The Polo Grounds was home to one of baseball's most famous games; on October 3, 1951, the Giants won the National League pennant with Bobby Thomson's "Shot Heard 'Round the World," a home run off the Brooklyn Dodgers' Ralph Branca, launching them into the World Series (which they subsequently lost to the Yankees).

The Yankees played at the Polo Grounds from 1913 to 1922 and it was home to the NFL Giants from 1925 to 1955. The New York Jets and the New York Mets were the stadium's last occupants. Both played there until Shea Stadium opened in 1964. The Polo Grounds were demolished that year and a public housing project built in there place. A sign hangs on the wall of one of the buildings in the housing project where home plate once stood.

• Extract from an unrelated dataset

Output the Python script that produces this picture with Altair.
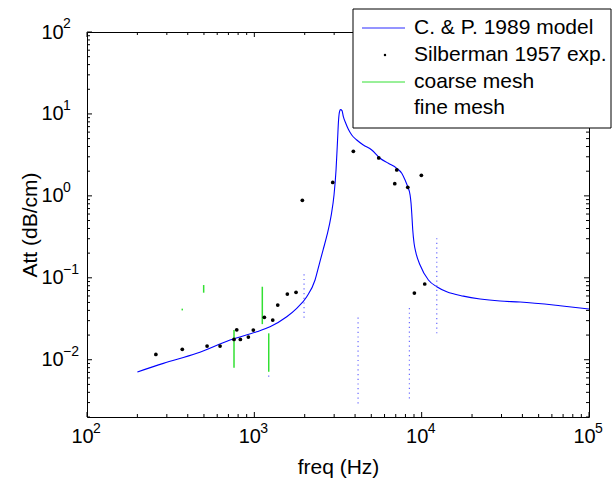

Ebbets Field suffered as similar fate. The stadium was built in the Flatbush neighborhood in Brooklyn in 1913 to be home to the Brooklyn Dodgers, then owned by Charles Ebbets. It was here Jackie Robinson broke the color line when he joined the team in 1947.

However, in the 1950s the team's owner, Walter O'Malley, began putting intense pressure on the city to build the ball club a new, improved stadium. When New York balked at O'Malley's demands, the Dodgers followed through on what many had considered an empty threat and moved the team to Los Angeles in 1957. That same year, the Giants left the Polo Grounds for San Francisco, suddenly taking New York from being a city of three world-class baseball teams to a city with just the Yankees. Many in Brooklyn have never forgiven O'Malley--or the team--for their desertion.

In 1960, Ebbets Field was demolished and, like the Polo Grounds, was replaced by public housing. The housing project, originally called the Ebbets Field Houses, was renamed the Jackie Robinson Apartments in 1970s.